▸ **PROBLEM TO WORK ON**:
Of the lines in the records that follow, how many include the word "Write"? Answer with a bare number.

▸ **EXERCISE DATA**:
_ _ _

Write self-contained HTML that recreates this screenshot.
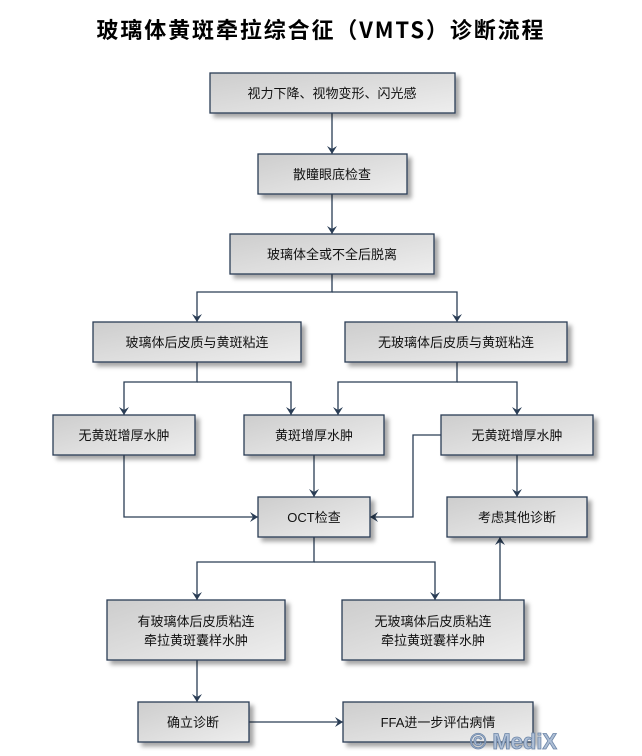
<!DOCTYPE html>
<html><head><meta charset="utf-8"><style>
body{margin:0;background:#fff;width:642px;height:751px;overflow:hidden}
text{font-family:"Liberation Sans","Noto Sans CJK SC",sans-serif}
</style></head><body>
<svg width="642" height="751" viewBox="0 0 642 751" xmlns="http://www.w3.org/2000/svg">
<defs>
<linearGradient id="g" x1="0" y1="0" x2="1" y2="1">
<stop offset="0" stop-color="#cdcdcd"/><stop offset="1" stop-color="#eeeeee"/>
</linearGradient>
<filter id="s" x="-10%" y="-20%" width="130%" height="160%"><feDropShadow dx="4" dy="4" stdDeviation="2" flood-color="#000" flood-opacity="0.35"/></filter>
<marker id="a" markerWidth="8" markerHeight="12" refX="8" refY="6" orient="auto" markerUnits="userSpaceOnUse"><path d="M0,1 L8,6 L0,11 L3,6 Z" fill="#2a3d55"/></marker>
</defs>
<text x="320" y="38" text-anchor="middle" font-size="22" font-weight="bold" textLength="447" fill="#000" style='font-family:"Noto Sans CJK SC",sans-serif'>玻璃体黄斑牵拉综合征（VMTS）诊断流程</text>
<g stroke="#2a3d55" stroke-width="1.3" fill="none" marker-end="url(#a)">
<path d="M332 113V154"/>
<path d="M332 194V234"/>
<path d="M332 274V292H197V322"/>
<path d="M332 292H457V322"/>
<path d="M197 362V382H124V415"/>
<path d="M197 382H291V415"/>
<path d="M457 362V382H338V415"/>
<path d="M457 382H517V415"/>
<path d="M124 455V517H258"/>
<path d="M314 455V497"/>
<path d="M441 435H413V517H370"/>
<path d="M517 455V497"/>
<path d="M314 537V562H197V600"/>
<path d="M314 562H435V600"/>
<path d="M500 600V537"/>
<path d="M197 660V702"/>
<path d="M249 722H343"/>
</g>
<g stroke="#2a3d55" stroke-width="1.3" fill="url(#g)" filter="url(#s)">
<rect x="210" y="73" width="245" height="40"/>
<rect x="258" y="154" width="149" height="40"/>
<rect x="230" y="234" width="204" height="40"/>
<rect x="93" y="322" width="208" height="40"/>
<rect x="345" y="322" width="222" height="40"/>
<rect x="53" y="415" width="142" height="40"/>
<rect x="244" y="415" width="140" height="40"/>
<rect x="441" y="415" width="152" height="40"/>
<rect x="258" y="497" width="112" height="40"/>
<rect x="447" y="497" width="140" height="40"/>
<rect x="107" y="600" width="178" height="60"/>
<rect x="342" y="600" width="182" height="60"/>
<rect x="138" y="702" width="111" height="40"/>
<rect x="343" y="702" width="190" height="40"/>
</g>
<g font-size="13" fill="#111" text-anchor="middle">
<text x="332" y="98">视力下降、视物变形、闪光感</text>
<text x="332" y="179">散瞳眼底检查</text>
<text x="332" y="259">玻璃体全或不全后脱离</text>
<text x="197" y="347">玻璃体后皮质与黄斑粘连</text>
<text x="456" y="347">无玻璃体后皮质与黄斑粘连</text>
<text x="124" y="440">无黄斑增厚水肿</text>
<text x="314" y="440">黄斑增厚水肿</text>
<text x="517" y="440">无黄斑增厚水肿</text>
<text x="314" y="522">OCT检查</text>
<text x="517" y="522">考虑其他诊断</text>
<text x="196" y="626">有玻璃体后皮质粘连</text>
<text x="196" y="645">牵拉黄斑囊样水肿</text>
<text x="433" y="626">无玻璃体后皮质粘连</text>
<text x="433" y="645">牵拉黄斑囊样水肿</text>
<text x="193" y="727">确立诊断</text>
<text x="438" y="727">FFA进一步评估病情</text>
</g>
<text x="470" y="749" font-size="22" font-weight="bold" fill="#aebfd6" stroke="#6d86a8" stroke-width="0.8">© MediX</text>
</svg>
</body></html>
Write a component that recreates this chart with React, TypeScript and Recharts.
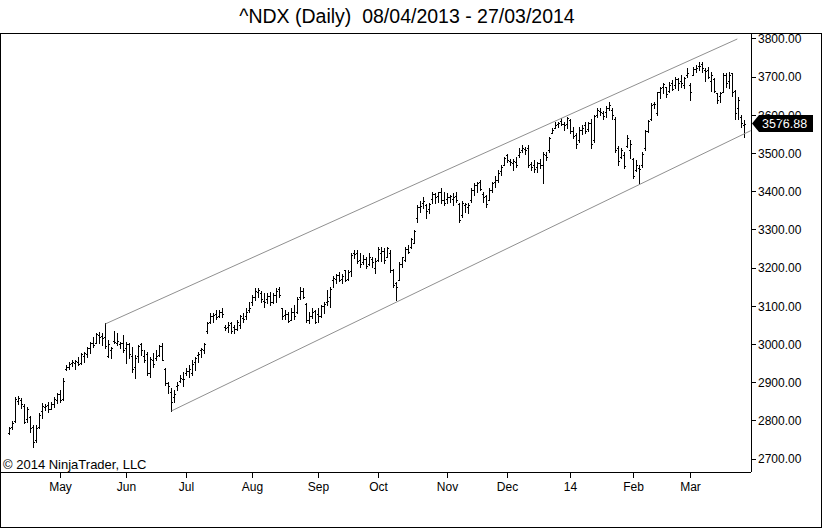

_ _ _

▸ **RESPONSE FOR THIS EXERCISE**:
2